A Speech-Driven 3-D Lip Synthesis with Realistic Dynamics in Mandarin Chinese
Changwei Liang,Xiaosheng Pan,Jiangping Kong
DOI: https://doi.org/10.1145/3429889.3429904
2020-01-01
Abstract:In this paper, a new speech-driven lip synchronization method is developed, predicting the 3-D geometric shape of the lip without using speech recognition model in the visualization procedure, and can be trained and evaluated with realistic dynamics. Videos of Mandarin Chinese words are used. Speech signals are calculated into MFCC as audio features. 68-points facial landmarks are annotated from the corresponding videos through the prediction algorithm from the Dlib Library. Eos, a 3-D Morphable Face Model, is applied, using the facial landmarks, to predict the 3-D shape, where we can acquire 3-D landmarks.
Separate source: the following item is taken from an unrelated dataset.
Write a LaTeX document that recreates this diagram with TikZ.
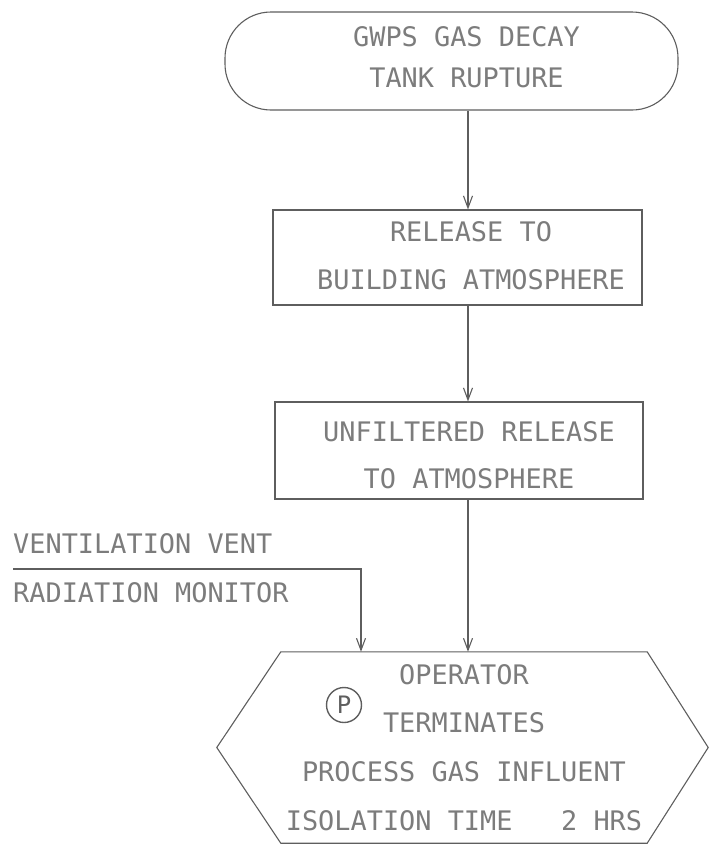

A machine-learning sequence-tagging model, averaged Structured Perceptron using Viterbi algorithm, is applied for modelling the direct prediction of labial parameters from the acoustic MFCC parameters. The 3-D labial area shape from the 'eos' prediction of a frame is morphed according to the predicted 3-D labial landmarks, forming the 3-D lip sequence, which can be plotted synchronically with the acoustic signal. In this 3-D lip synthesis, acoustic features and realistic lip shapes are directly mapped, where lip units and speech recognition are not applied, preserving more realistic articulatory or personality details; and the predicted geometric shapes are comparable with realistic dynamics, with the comparison indicating that this synthesis is of good effect.